1 Heaped tablespoon whole mixed peppercorns
1 Heaped tablespoon plain flour; seasoned with a little salt
2 200 g; (7oz) fillets of haddock or cod
1 tb Olive oil
1 Clove garlic; peeled
2 ts Wholegrain mustard
Grated rind and juice of 2 limes
4 tb Olive oil
Salt and freshly ground black pepper
Fresh coriander leaves; chopped


Mix together the crushed peppercorns and seasoned flour.


Remove the skin from the fish. Wipe with kitchen paper then coat with the peppercorn mixture, pressing well on both sides. Set aside while preparing the vinaigrette.


Crush the garlic into a bowl and stir in the mustard, lime rind and juice, 4 tablespoons of olive oil, seasoning and coriander.


Heat a tablespoon of olive oil in a large frying pan, when hot, add the fish and fry for 3 minutes on each side until crisp and golden.

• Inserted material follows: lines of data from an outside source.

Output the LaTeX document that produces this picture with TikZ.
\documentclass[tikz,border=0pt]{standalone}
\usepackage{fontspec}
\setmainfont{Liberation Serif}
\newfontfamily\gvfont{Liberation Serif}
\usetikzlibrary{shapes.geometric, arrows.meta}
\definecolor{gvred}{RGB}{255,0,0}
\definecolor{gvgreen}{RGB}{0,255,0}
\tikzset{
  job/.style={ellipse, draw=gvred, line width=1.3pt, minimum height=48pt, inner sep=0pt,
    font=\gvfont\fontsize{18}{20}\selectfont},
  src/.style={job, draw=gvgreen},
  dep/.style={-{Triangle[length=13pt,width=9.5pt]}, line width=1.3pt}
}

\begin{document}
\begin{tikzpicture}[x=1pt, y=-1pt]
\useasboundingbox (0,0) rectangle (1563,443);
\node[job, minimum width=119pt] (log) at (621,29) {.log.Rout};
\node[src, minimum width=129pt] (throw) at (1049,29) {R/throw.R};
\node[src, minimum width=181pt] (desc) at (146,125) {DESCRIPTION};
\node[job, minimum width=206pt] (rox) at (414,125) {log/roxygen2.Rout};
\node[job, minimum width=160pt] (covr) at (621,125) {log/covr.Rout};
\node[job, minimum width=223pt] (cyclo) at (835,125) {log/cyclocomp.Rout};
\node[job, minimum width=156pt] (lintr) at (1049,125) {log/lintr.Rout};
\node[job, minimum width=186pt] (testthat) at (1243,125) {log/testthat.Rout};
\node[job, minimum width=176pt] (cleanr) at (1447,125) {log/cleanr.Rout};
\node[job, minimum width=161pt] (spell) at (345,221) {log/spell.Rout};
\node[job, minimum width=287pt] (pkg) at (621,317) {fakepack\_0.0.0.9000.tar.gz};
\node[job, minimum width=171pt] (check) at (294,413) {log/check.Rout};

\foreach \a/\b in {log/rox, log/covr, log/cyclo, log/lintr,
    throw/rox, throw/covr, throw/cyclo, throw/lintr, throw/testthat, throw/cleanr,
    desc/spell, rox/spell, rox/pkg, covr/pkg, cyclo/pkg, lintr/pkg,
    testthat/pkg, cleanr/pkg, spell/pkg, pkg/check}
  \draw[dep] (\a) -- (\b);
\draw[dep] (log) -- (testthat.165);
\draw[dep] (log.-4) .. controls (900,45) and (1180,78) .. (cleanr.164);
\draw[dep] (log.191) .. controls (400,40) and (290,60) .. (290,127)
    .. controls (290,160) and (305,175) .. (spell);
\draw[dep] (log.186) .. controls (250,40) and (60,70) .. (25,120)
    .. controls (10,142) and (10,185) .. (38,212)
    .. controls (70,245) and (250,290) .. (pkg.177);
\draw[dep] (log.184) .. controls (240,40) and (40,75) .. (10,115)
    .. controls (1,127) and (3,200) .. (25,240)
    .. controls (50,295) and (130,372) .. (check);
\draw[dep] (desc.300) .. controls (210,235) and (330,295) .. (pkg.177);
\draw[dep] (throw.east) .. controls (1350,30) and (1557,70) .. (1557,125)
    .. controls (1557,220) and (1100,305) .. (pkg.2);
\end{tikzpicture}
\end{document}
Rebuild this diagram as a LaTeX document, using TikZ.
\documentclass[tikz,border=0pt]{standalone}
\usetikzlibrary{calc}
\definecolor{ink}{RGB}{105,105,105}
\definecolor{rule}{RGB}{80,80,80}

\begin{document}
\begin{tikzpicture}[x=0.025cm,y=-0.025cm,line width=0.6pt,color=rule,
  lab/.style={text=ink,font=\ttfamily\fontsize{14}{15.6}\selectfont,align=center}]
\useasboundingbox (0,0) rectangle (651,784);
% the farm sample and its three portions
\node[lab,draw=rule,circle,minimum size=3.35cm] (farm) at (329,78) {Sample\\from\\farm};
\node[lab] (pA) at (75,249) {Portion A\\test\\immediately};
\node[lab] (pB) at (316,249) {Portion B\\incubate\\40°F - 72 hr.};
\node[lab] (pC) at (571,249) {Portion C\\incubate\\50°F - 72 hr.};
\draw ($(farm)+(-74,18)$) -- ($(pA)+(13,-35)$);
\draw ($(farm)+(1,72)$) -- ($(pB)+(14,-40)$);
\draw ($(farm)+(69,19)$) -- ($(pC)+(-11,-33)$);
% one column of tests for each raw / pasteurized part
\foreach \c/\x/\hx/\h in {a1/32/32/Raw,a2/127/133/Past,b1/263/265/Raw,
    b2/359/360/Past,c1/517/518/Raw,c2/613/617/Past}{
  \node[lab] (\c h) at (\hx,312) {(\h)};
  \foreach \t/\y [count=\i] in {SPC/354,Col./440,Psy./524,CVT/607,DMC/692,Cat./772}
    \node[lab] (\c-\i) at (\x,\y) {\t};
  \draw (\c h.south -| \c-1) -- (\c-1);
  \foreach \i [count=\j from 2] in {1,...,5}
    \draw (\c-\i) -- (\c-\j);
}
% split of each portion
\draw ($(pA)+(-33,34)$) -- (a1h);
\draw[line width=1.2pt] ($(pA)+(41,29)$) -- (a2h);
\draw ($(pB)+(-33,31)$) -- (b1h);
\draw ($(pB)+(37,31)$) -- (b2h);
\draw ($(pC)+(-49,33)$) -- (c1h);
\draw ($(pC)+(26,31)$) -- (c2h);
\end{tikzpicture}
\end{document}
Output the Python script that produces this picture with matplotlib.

Keeping the heat high, pour the vinaigrette around the fish and maintain heat to reduce. Serve with new potatoes and green beans. Alternative ingredients - -Any fresh or frozen white fish fillet such as haddock, coley, whiting or hoki can be used instead of cod. -Use garlic granules instead of fresh. -As an alternative to olive oil, try light olive oil. ~Serve with a mixed salad and crusty bread. ~French Dijon mustard can be used in place of coarse ground. -Use any favourite herb such as tarragon, parsley or chives instead of coriander.